So you’ve probably seen the news: wholesale gas prices are increasing. In fact, prices are now more than double what they were in April and have surged to almost 13-year highs(1). We’ve then seen a number of energy companies going out of business and their customers moved to a new supplier, with potentially more going bust over the coming months.
In this blog we’re going to talk through what’s happening and try and ask the big question: What does this mean for you?
So why are wholesale gas prices rising so quickly?
Well it’s down to that age old reason, supply and demand. There’s just not enough gas available to cover everything that we need it for, whether that be heating, businesses or anything else.
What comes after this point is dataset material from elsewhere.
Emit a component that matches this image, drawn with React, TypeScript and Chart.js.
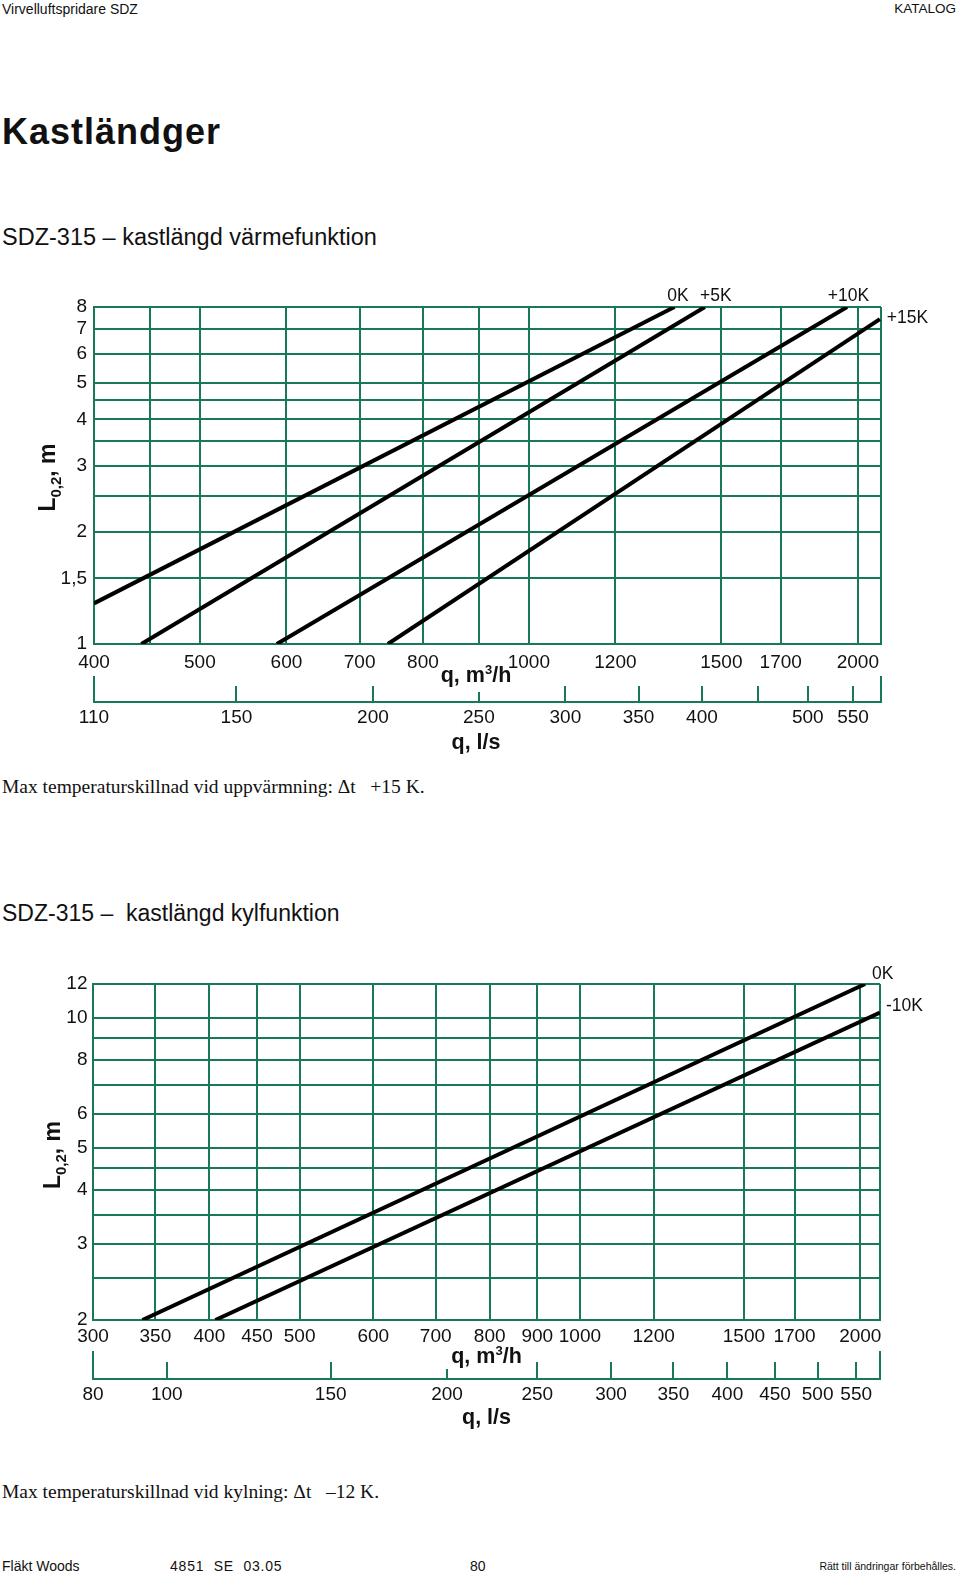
import React, { useEffect, useRef } from "react";
import { Chart, registerables } from "chart.js";

Chart.register(...registerables);

const FONT = '"Liberation Sans", Arial, Helvetica, sans-serif';
const SERIF = '"Liberation Serif", "Times New Roman", serif';
const GREEN = "#17785a";
const INK = "#111111";
const M3H_PER_LS = 3.6;

// ---------------- Chart 1: kastlängd värmefunktion ----------------
const heatRangeQ = [400, 2100];
const heatRangeL = [1, 8];
const heatQTicks = [400, 450, 500, 600, 700, 800, 900, 1000, 1200, 1500, 1700, 2000, 2100];
const heatQLabels = ["400", "", "500", "600", "700", "800", "", "1000", "1200", "1500", "1700", "2000", ""];
const heatLTicks = [1, 1.5, 2, 2.5, 3, 3.5, 4, 4.5, 5, 6, 7, 8];
const heatLLabels = ["1", "1,5", "2", "", "3", "", "4", "", "5", "6", "7", "8"];
const heatLsTicks = [110, 150, 200, 250, 300, 350, 400, 450, 500, 550];
const heatLsLabels = ["110", "150", "200", "250", "300", "350", "400", "", "500", "550"];
const heatNames = ["0K", "+5K", "+10K", "+15K"];
const heat0KQ = [400, 1359];
const heat0KL = [1.285, 8];
const heat5KQ = [442, 1449];
const heat5KL = [1, 8];
const heat10KQ = [588, 1955];
const heat10KL = [1, 8];
const heat15KQ = [743, 2095];
const heat15KL = [1, 7.42];

// ---------------- Chart 2: kastlängd kylfunktion ----------------
const coolRangeQ = [300, 2100];
const coolRangeL = [2, 12];
const coolQTicks = [300, 350, 400, 450, 500, 600, 700, 800, 900, 1000, 1200, 1500, 1700, 2000, 2100];
const coolQLabels = ["300", "350", "400", "450", "500", "600", "700", "800", "900", "1000", "1200", "1500", "1700", "2000", ""];
const coolLTicks = [2, 2.5, 3, 3.5, 4, 4.5, 5, 6, 7, 8, 9, 10, 12];
const coolLLabels = ["2", "", "3", "", "4", "", "5", "6", "", "8", "", "10", "12"];
const coolLsTicks = [80, 100, 150, 200, 250, 300, 350, 400, 450, 500, 550];
const coolLsLabels = ["80", "100", "150", "200", "250", "300", "350", "400", "450", "500", "550"];
const coolNames = ["0K", "-10K"];
const cool0KQ = [339, 2024];
const cool0KL = [2, 12];
const cool10KQ = [406, 2100];
const cool10KL = [2, 10.3];

// ---------------- specs built from the arrays ----------------
const heatSpec = {
  rangeQ: heatRangeQ,
  rangeL: heatRangeL,
  qTicks: heatQTicks,
  qLabels: heatQLabels,
  lTicks: heatLTicks,
  lLabels: heatLLabels,
  lsTicks: heatLsTicks,
  lsLabels: heatLsLabels,
  series: [
    { name: heatNames[0], q: heat0KQ, l: heat0KL },
    { name: heatNames[1], q: heat5KQ, l: heat5KL },
    { name: heatNames[2], q: heat10KQ, l: heat10KL },
    { name: heatNames[3], q: heat15KQ, l: heat15KL },
  ],
};

const coolSpec = {
  rangeQ: coolRangeQ,
  rangeL: coolRangeL,
  qTicks: coolQTicks,
  qLabels: coolQLabels,
  lTicks: coolLTicks,
  lLabels: coolLLabels,
  lsTicks: coolLsTicks,
  lsLabels: coolLsLabels,
  series: [
    { name: coolNames[0], q: cool0KQ, l: cool0KL },
    { name: coolNames[1], q: cool10KQ, l: cool10KL },
  ],
};

// layout / style (no data)
const heatStyle = {
  top: 270,
  height: 500,
  padTop: 37,
  padBottom: 8,
  padRight: 79,
  yWidth: 94,
  xHeight: 58,
  x2Height: 60,
  xLabelPad: 7,
  lsLabelPad: 4,
  yLabelPad: 7,
  tick: 16,
  endTick: 26,
  shortTick: 10,
  shortTickValue: 250,
  yTitleDx: 39,
  yTitleDy: 2,
  qTitleDx: -11.5,
  m3hBaseline: -20,
  lsBaseline: 47,
  labelOffsets: [
    [3.5, -11, "center"],
    [11, -11, "center"],
    [1.5, -11, "center"],
    [7, -1, "left"],
  ],
};

const coolStyle = {
  top: 950,
  height: 500,
  padTop: 34,
  padBottom: 11,
  padRight: 80,
  yWidth: 93,
  xHeight: 59,
  x2Height: 60,
  xLabelPad: 5.5,
  lsLabelPad: 4,
  yLabelPad: 5.5,
  tick: 17,
  endTick: 28,
  shortTick: 10,
  shortTickValue: 200,
  yTitleDx: 33,
  yTitleDy: 3,
  qTitleDx: 0,
  m3hBaseline: -16.5,
  lsBaseline: 45,
  labelOffsets: [
    [7, -10, "left"],
    [6, -6, "left"],
  ],
};

type Part = { text: string; size: number; dy: number };

function drawParts(ctx: CanvasRenderingContext2D, parts: Part[], cx: number, baseline: number) {
  let total = 0;
  parts.forEach((p) => {
    ctx.font = `bold ${p.size}px ${FONT}`;
    total += ctx.measureText(p.text).width;
  });
  let x = cx - total / 2;
  ctx.textAlign = "left";
  ctx.textBaseline = "alphabetic";
  ctx.fillStyle = INK;
  parts.forEach((p) => {
    ctx.font = `bold ${p.size}px ${FONT}`;
    ctx.fillText(p.text, x, baseline + p.dy);
    x += ctx.measureText(p.text).width;
  });
}

function makeDecor(st: any) {
  return {
    id: "decor",
    afterDatasetsDraw(chart: any) {
      const ctx = chart.ctx as CanvasRenderingContext2D;
      ctx.save();
      ctx.font = `17.5px ${FONT}`;
      ctx.fillStyle = INK;
      ctx.textBaseline = "middle";
      chart.data.datasets.forEach((ds: any, i: number) => {
        const meta = chart.getDatasetMeta(i);
        const pt = meta.data[meta.data.length - 1];
        const [dx, dy, align] = st.labelOffsets[i];
        ctx.textAlign = align;
        ctx.fillText(ds.label, pt.x + dx, pt.y + dy);
      });
      ctx.restore();
    },
    afterDraw(chart: any) {
      const ctx = chart.ctx as CanvasRenderingContext2D;
      const area = chart.chartArea;
      const x2 = chart.scales.x2;
      ctx.save();
      // l/s tick marks (upwards from the l/s axis line)
      ctx.strokeStyle = GREEN;
      ctx.lineWidth = 2;
      const n = x2.ticks.length;
      x2.ticks.forEach((t: any, i: number) => {
        const px = Math.round(x2.getPixelForValue(t.value));
        let len = st.tick;
        if (i === 0 || i === n - 1) len = st.endTick;
        else if (t.value === st.shortTickValue) len = st.shortTick;
        ctx.beginPath();
        ctx.moveTo(px, x2.top);
        ctx.lineTo(px, x2.top - len);
        ctx.stroke();
      });
      // axis titles
      const cx = (area.left + area.right) / 2 + st.qTitleDx;
      drawParts(
        ctx,
        [
          { text: "q, m", size: 21.5, dy: 0 },
          { text: "3", size: 13, dy: -8 },
          { text: "/h", size: 21.5, dy: 0 },
        ],
        cx,
        x2.top + st.m3hBaseline
      );
      drawParts(ctx, [{ text: "q, l/s", size: 21.5, dy: 0 }], cx, x2.top + st.lsBaseline);
      // y title, rotated
      ctx.translate(area.left - st.yTitleDx, (area.top + area.bottom) / 2 + st.yTitleDy);
      ctx.rotate(-Math.PI / 2);
      drawParts(
        ctx,
        [
          { text: "L", size: 23, dy: 0 },
          { text: "0,2", size: 15, dy: 6 },
          { text: ", m", size: 23, dy: 0 },
        ],
        0,
        0
      );
      ctx.restore();
    },
  };
}

function buildConfig(spec: any, st: any): any {
  const datasets = spec.series.map((s: any) => ({
    label: s.name,
    data: s.q.map((q: number, i: number) => ({ x: q, y: s.l[i] })),
    borderColor: "#000",
    borderWidth: 4,
    borderCapStyle: "butt",
    pointRadius: 0,
    pointHoverRadius: 0,
    tension: 0,
    fill: false,
    xAxisID: "x",
    yAxisID: "y",
  }));
  const tickFont = { size: 19, family: FONT };
  return {
    type: "line",
    data: { datasets },
    options: {
      animation: false,
      responsive: false,
      events: [],
      layout: { padding: { top: st.padTop, bottom: st.padBottom, left: 0, right: st.padRight } },
      plugins: { legend: { display: false }, tooltip: { enabled: false }, title: { display: false } },
      scales: {
        x: {
          type: "logarithmic",
          position: "bottom",
          weight: 0,
          min: spec.rangeQ[0],
          max: spec.rangeQ[1],
          afterBuildTicks: (s: any) => {
            s.ticks = spec.qTicks.map((v: number) => ({ value: v }));
          },
          afterFit: (s: any) => {
            s.height = st.xHeight;
          },
          ticks: {
            autoSkip: false,
            maxRotation: 0,
            minRotation: 0,
            padding: st.xLabelPad,
            color: INK,
            font: tickFont,
            callback: (_v: any, i: number) => spec.qLabels[i] ?? "",
          },
          grid: { color: GREEN, lineWidth: 2, drawTicks: false },
          border: { color: GREEN, width: 2 },
        },
        x2: {
          type: "logarithmic",
          position: "bottom",
          weight: 1,
          min: spec.rangeQ[0] / M3H_PER_LS,
          max: spec.rangeQ[1] / M3H_PER_LS,
          afterBuildTicks: (s: any) => {
            const t = spec.lsTicks.map((v: number) => ({ value: Math.min(Math.max(v, s.min), s.max) }));
            t.push({ value: s.max });
            s.ticks = t;
          },
          afterFit: (s: any) => {
            s.height = st.x2Height;
          },
          ticks: {
            autoSkip: false,
            maxRotation: 0,
            minRotation: 0,
            padding: st.lsLabelPad,
            color: INK,
            font: tickFont,
            callback: (_v: any, i: number) => spec.lsLabels[i] ?? "",
          },
          grid: { color: GREEN, lineWidth: 2, drawTicks: false, drawOnChartArea: false },
          border: { color: GREEN, width: 2 },
        },
        y: {
          type: "logarithmic",
          position: "left",
          min: spec.rangeL[0],
          max: spec.rangeL[1],
          afterBuildTicks: (s: any) => {
            s.ticks = spec.lTicks.map((v: number) => ({ value: v }));
          },
          afterFit: (s: any) => {
            s.width = st.yWidth;
          },
          ticks: {
            autoSkip: false,
            padding: st.yLabelPad,
            color: INK,
            font: tickFont,
            callback: (_v: any, i: number) => spec.lLabels[i] ?? "",
          },
          grid: { color: GREEN, lineWidth: 2, drawTicks: false },
          border: { color: GREEN, width: 2 },
        },
      },
    },
    plugins: [makeDecor(st)],
  };
}

function LogChart({ spec, st }: { spec: any; st: any }) {
  const ref = useRef<HTMLCanvasElement>(null);
  useEffect(() => {
    const chart = new Chart(ref.current as HTMLCanvasElement, buildConfig(spec, st));
    return () => chart.destroy();
  }, []);
  return (
    <canvas
      ref={ref}
      width={960}
      height={st.height}
      style={{ position: "absolute", left: 0, top: st.top, width: 960, height: st.height }}
    />
  );
}

function Txt(props: {
  left?: number;
  right?: number;
  top: number;
  size: number;
  bold?: boolean;
  serif?: boolean;
  ls?: number;
  children: React.ReactNode;
}) {
  return (
    <div
      style={{
        position: "absolute",
        left: props.left,
        right: props.right,
        top: props.top,
        fontSize: props.size,
        lineHeight: 1,
        fontWeight: props.bold ? 700 : 400,
        fontFamily: props.serif ? SERIF : FONT,
        letterSpacing: props.ls ?? 0,
        whiteSpace: "pre",
        color: INK,
      }}
    >
      {props.children}
    </div>
  );
}

export default function App() {
  return (
    <div
      style={{
        position: "absolute",
        left: 0,
        top: 0,
        width: 960,
        height: 1577,
        overflow: "hidden",
        background: "#fff",
      }}
    >
      <Txt left={2} top={2} size={14}>Virvelluftspridare SDZ</Txt>
      <Txt right={4} top={2} size={13.5}>KATALOG</Txt>
      <Txt left={2} top={114} size={36} bold ls={1}>Kastländger</Txt>
      <Txt left={2} top={226} size={23.5}>SDZ-315 – kastlängd värmefunktion</Txt>
      <LogChart spec={heatSpec} st={heatStyle} />
      <Txt left={2} top={776.5} size={19.5} serif>Max temperaturskillnad vid uppvärmning: Δt   +15 K.</Txt>
      <Txt left={2} top={901.5} size={23}>SDZ-315 –  kastlängd kylfunktion</Txt>
      <LogChart spec={coolSpec} st={coolStyle} />
      <Txt left={2} top={1481.5} size={19.5} serif>Max temperaturskillnad vid kylning: Δt   –12 K.</Txt>
      <Txt left={2} top={1559} size={14}>Fläkt Woods</Txt>
      <Txt left={170} top={1559} size={14} ls={0.8}>4851  SE  03.05</Txt>
      <Txt left={470} top={1559} size={14}>80</Txt>
      <Txt right={4} top={1561} size={10.5}>Rätt till ändringar förbehålles.</Txt>
    </div>
  );
}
Here are the some of the main reasons why:
Due to a colder than normal winter in China and a desire to get things back to how they were before Covid, prices for Liquefied Natural Gas are rising which means suppliers are choosing to send their gas to Asia rather than Europe(2).
The flow of gas from Russia is lower than normal due to tensions in the Ukraine which means there’s less coming into Europe(3).
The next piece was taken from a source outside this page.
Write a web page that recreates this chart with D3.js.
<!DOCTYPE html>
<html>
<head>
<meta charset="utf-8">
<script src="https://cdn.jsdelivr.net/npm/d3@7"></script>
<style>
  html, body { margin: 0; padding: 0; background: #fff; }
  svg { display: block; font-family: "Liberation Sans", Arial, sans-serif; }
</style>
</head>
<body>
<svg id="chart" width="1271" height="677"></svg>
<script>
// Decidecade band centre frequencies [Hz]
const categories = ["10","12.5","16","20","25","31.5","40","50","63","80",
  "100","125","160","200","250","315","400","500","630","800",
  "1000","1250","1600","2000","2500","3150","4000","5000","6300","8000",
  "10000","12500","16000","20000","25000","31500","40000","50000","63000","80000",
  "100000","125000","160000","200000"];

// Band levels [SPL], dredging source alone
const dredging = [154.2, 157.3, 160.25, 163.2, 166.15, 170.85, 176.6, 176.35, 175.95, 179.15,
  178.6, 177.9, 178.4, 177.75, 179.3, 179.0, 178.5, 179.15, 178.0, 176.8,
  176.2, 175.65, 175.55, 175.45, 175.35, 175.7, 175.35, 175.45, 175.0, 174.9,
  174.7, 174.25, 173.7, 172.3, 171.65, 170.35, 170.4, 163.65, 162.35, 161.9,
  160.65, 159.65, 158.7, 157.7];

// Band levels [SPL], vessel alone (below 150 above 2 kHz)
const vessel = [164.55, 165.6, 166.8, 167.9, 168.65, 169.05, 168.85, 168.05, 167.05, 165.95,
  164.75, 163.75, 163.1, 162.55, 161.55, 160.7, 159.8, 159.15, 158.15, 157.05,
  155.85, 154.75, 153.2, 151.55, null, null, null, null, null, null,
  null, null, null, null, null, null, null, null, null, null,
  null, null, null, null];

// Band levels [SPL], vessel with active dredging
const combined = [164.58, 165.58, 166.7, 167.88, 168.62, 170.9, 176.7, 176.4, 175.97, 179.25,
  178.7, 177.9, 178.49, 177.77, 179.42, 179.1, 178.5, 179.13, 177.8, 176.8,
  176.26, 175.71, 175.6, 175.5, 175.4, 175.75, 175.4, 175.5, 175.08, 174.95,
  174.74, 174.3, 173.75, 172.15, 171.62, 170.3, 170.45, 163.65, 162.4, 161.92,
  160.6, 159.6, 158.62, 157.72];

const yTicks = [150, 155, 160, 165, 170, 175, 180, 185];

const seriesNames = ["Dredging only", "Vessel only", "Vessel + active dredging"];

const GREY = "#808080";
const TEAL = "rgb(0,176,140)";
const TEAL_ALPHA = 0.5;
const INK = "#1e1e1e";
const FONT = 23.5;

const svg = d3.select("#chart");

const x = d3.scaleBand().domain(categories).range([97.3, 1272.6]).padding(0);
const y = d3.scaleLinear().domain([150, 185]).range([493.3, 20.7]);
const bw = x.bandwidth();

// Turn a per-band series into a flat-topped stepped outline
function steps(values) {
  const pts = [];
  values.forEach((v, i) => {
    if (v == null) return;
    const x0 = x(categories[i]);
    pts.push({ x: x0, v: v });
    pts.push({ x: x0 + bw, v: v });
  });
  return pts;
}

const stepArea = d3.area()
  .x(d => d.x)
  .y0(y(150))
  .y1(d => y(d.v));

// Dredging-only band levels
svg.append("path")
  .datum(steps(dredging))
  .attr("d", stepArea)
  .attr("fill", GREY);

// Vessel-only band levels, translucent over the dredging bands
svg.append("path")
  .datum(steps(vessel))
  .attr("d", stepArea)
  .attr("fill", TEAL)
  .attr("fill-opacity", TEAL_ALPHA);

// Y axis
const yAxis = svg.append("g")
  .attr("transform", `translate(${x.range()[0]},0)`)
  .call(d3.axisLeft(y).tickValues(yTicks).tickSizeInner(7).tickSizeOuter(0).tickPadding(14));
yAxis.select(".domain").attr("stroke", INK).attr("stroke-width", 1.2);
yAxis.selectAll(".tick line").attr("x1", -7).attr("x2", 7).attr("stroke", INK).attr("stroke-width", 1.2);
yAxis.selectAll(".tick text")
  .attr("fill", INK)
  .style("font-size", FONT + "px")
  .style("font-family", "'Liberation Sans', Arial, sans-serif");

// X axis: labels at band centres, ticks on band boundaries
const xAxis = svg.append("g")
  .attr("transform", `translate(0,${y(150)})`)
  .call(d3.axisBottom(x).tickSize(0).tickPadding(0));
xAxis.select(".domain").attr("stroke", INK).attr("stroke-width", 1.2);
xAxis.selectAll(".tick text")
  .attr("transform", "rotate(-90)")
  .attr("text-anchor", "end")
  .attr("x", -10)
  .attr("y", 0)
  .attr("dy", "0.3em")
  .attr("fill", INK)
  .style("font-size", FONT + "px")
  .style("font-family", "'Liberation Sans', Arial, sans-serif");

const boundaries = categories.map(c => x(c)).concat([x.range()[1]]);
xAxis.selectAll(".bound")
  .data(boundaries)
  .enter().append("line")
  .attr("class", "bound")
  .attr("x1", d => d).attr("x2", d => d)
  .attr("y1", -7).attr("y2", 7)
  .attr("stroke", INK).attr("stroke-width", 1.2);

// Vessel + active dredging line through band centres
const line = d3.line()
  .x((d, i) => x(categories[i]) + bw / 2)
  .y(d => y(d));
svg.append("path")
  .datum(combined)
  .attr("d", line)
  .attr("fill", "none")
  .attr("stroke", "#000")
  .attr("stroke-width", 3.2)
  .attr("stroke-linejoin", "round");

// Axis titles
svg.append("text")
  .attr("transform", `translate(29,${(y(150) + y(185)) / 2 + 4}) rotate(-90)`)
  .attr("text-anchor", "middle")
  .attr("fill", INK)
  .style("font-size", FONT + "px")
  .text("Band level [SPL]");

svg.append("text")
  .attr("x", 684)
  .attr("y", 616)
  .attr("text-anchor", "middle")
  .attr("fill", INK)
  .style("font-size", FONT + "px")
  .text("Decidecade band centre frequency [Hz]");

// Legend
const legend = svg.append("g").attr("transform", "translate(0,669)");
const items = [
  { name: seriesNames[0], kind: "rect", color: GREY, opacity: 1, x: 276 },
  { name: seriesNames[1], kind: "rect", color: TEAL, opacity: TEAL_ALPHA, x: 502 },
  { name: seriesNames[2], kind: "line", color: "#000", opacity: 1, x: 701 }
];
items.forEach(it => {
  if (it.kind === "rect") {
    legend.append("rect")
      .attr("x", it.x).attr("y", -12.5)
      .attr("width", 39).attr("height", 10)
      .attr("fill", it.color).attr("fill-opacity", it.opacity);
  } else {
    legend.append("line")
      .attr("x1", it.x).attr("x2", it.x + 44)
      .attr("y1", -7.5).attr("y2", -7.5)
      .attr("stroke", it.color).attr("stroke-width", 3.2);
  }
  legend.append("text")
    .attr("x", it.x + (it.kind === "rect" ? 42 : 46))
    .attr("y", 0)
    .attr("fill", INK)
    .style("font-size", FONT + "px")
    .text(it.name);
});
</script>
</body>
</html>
A blaze at the electricity interconnector at Sellindge shut down the undersea power link with France, which meant we’re more reliant on burning gas to produce electricity(4).
In the UK we produce about a third of the gas we need ourselves, which means we need to import around two thirds to meet demand(5). With gas prices rising and supplies low, it’s a struggle.
Will we run out of gas?
No, the government is confident we have enough gas to see us over through the winter into the warmer weather(6).
What does this mean for me?
If you’re with us, then your supply is safe. For our fixed price customers, your prices will remain the same until your tariff ends. If you’re on a variable tariff, your prices are protected by the price cap. The price cap is reviewed every six months, with the next one being in April 2022. Whilst prices might go up then, it is too far away to know for sure. We’ll let you know on your bill if there’s a lower-priced tariff you can switch to between now and then.
If you’re not with us, we’d recommend checking that you’re on the best tariff you can get – and to take regular meter readings, so you’re only billed for the energy you use.
We recommend to not switch supplier. Wait until Ofgem has appointed someone to look after all the customers affected. You should also take meter readings, that way you can give them to your new supplier straight away.